◆ **RECORDED DATA**:
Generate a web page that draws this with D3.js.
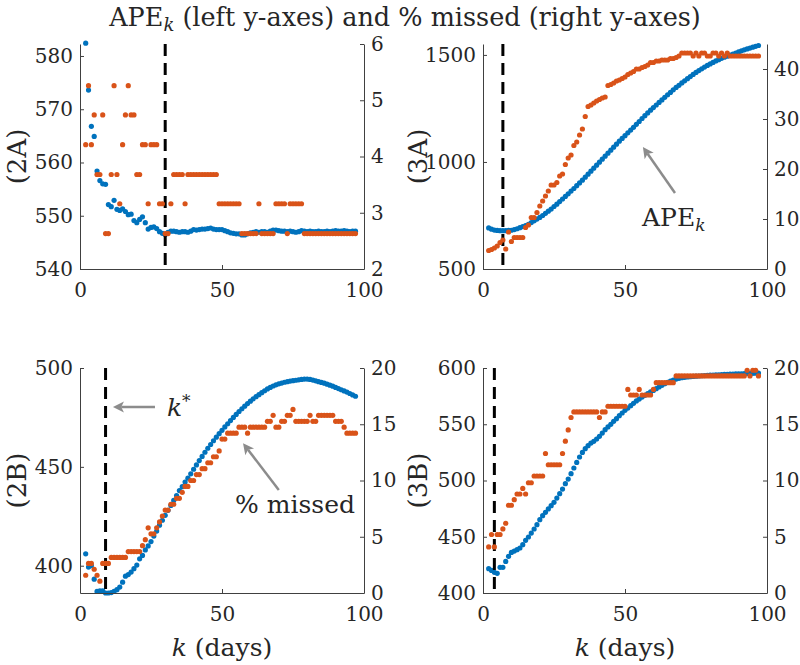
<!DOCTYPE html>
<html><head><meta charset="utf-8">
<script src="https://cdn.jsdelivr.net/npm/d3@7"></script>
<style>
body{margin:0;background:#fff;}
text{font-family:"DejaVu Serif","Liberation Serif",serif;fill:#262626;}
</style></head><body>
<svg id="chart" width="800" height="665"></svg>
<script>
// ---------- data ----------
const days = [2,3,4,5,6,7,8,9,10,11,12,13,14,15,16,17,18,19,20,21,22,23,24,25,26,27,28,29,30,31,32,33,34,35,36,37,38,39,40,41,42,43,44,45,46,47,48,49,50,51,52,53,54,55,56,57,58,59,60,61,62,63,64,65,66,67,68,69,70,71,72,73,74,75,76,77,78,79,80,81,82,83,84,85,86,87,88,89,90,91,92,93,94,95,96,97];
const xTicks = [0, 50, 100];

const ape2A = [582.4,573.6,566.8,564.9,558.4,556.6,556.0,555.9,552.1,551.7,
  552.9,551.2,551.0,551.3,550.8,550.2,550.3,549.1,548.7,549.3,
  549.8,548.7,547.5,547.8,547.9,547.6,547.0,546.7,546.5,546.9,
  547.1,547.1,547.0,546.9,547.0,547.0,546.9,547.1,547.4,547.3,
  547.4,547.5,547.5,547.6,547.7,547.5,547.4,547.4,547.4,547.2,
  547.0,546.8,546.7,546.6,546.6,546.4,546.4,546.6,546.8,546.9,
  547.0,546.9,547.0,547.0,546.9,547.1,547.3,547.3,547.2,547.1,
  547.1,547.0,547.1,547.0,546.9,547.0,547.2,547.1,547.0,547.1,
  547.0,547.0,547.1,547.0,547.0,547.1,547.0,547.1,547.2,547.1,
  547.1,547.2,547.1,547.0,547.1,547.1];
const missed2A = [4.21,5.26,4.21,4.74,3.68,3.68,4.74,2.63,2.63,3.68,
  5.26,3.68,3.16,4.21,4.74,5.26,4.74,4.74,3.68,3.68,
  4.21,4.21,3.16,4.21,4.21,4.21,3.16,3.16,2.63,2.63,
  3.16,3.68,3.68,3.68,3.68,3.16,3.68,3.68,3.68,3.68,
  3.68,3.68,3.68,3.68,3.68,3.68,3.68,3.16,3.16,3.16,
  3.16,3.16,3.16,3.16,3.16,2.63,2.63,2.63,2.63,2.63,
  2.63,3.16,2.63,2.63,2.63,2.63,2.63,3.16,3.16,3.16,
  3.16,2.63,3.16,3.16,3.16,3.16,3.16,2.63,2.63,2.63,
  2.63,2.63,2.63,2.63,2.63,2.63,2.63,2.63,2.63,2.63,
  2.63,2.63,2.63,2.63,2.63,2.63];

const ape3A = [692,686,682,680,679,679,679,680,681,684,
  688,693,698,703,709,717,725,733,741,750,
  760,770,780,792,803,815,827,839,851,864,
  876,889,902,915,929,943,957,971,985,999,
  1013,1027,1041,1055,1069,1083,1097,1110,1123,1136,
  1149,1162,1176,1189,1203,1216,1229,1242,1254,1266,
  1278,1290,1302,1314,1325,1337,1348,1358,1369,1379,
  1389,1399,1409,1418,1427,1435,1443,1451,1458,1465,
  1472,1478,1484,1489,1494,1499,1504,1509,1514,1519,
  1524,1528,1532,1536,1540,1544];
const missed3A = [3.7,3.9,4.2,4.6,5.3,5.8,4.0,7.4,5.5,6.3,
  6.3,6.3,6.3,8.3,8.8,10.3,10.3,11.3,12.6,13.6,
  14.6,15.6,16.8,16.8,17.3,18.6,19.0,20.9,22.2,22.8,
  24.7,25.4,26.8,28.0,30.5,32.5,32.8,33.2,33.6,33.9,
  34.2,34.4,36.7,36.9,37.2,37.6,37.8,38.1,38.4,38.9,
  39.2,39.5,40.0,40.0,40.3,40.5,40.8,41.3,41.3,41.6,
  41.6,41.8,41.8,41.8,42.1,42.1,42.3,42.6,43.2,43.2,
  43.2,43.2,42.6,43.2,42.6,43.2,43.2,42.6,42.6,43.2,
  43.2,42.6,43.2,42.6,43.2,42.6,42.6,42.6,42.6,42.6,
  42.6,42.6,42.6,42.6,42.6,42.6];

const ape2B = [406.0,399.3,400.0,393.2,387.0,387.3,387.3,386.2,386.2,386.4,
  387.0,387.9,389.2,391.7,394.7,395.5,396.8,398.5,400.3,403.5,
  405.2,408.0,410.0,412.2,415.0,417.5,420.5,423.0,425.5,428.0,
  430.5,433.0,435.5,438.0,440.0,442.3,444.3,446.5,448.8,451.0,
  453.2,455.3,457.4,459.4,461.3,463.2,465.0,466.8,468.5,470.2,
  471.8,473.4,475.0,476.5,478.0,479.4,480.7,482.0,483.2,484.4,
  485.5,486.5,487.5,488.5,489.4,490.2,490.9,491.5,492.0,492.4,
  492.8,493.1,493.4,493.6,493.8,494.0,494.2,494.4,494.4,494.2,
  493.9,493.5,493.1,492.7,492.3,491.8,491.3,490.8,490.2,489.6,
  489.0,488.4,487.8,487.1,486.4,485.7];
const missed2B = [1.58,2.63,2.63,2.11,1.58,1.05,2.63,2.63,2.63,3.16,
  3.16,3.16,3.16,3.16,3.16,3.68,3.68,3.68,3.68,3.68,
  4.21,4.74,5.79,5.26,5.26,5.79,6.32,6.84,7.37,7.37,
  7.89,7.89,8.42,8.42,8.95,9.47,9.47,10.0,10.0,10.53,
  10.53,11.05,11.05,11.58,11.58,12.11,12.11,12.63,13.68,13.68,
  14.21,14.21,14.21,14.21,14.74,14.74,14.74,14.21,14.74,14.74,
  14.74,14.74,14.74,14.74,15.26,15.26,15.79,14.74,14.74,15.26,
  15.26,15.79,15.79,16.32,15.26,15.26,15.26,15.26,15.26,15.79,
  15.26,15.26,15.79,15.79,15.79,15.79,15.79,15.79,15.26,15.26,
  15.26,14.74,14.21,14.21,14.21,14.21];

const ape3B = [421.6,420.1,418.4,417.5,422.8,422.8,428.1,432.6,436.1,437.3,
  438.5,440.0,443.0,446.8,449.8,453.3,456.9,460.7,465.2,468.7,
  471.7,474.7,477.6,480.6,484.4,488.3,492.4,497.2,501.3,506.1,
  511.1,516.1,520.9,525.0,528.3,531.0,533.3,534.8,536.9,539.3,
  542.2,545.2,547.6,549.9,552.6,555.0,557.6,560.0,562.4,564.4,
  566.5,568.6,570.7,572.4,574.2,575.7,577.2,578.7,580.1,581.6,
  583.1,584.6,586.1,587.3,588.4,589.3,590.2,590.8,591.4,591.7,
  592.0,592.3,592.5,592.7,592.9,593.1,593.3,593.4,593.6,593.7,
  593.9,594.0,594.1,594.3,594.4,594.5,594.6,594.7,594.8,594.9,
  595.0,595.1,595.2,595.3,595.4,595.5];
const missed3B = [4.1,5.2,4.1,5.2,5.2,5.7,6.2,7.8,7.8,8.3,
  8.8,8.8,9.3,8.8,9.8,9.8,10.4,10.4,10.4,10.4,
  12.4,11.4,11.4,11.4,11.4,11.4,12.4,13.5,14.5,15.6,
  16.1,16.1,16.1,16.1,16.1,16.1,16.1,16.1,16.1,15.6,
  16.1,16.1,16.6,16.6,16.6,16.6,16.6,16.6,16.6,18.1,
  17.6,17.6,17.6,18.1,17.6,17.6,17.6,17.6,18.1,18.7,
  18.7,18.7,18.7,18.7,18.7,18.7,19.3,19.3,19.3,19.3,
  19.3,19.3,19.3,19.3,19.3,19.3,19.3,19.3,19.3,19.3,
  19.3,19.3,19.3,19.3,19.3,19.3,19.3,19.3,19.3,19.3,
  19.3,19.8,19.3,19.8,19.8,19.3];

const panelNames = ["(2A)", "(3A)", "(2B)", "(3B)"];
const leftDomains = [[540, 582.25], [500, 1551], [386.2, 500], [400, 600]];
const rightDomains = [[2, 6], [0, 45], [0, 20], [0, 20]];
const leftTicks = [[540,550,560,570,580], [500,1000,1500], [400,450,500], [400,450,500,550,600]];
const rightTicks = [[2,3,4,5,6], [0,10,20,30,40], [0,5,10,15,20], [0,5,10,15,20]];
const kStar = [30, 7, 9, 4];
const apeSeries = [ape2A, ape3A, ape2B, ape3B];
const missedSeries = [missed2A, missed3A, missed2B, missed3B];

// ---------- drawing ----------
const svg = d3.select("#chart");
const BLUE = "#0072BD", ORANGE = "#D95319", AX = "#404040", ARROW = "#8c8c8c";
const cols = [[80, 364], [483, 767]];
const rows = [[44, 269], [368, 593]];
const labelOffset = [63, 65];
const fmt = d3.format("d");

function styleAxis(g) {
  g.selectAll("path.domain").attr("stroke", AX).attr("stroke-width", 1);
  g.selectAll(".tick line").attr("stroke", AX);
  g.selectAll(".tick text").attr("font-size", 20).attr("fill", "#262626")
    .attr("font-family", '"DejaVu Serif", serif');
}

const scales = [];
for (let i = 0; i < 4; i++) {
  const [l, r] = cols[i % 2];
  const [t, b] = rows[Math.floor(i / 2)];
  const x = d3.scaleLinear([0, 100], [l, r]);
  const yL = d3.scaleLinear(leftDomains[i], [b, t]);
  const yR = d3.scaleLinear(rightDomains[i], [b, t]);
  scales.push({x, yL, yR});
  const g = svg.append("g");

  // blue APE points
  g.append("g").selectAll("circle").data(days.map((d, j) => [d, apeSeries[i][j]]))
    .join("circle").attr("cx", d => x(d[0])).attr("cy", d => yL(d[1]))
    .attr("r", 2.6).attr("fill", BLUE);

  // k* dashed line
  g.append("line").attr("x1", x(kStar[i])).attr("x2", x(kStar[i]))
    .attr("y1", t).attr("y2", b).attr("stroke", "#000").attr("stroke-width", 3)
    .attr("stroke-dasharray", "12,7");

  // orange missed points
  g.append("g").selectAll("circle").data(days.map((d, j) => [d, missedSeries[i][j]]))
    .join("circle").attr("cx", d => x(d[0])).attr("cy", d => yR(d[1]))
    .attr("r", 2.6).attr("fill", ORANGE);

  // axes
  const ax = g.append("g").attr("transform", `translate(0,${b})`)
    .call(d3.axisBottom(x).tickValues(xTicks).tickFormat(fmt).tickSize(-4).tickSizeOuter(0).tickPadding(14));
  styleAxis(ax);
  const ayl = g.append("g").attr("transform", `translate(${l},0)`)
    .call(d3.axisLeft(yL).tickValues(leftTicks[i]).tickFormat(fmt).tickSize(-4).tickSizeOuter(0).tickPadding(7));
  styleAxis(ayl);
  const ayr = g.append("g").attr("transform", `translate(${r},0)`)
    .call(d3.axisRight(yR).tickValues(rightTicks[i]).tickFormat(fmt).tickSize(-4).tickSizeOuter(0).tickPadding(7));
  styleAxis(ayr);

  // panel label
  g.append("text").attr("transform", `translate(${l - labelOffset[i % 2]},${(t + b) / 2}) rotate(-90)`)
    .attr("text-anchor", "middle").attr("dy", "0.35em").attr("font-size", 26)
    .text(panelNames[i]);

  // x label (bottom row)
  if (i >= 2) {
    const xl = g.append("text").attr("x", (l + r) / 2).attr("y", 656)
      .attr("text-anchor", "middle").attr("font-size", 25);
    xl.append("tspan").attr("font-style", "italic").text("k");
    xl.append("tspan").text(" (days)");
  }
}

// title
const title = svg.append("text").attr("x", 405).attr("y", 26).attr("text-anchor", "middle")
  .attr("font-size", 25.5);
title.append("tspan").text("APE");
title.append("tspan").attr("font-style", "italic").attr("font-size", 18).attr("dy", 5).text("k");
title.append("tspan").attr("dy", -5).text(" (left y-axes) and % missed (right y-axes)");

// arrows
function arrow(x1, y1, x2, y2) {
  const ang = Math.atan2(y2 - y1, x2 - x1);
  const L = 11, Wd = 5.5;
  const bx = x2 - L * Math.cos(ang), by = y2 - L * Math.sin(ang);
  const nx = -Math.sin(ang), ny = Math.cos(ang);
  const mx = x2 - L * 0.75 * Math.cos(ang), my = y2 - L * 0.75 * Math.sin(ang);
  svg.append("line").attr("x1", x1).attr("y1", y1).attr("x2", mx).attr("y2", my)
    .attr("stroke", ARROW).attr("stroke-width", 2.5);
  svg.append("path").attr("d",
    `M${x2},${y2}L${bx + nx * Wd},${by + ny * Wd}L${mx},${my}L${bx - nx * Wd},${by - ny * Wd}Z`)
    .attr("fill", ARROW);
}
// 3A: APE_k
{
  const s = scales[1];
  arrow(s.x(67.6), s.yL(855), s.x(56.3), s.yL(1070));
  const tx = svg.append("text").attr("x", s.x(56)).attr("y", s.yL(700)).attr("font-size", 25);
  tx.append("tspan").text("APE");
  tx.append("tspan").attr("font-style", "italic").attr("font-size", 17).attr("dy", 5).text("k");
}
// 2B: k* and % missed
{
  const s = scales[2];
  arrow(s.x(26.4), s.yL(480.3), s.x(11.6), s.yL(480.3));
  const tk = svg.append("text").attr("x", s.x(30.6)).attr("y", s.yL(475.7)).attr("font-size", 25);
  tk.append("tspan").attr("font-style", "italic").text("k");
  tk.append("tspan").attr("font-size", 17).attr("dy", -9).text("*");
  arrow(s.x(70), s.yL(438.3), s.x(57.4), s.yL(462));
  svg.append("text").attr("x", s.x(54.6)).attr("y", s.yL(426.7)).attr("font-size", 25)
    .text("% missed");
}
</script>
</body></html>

◆ **WORK INSTRUCTIONS**: Repeat, with no pictures, each line from the beginning of the data through the line containing "const xTicks = [0, 50, 100];", inclusive.

◆ **EXERCISE OUTPUT**:
Generate a web page that draws this with D3.js.
<!DOCTYPE html>
<html><head><meta charset="utf-8">
<script src="https://cdn.jsdelivr.net/npm/d3@7"></script>
<style>
body{margin:0;background:#fff;}
text{font-family:"DejaVu Serif","Liberation Serif",serif;fill:#262626;}
</style></head><body>
<svg id="chart" width="800" height="665"></svg>
<script>
// ---------- data ----------
const days = [2,3,4,5,6,7,8,9,10,11,12,13,14,15,16,17,18,19,20,21,22,23,24,25,26,27,28,29,30,31,32,33,34,35,36,37,38,39,40,41,42,43,44,45,46,47,48,49,50,51,52,53,54,55,56,57,58,59,60,61,62,63,64,65,66,67,68,69,70,71,72,73,74,75,76,77,78,79,80,81,82,83,84,85,86,87,88,89,90,91,92,93,94,95,96,97];
const xTicks = [0, 50, 100];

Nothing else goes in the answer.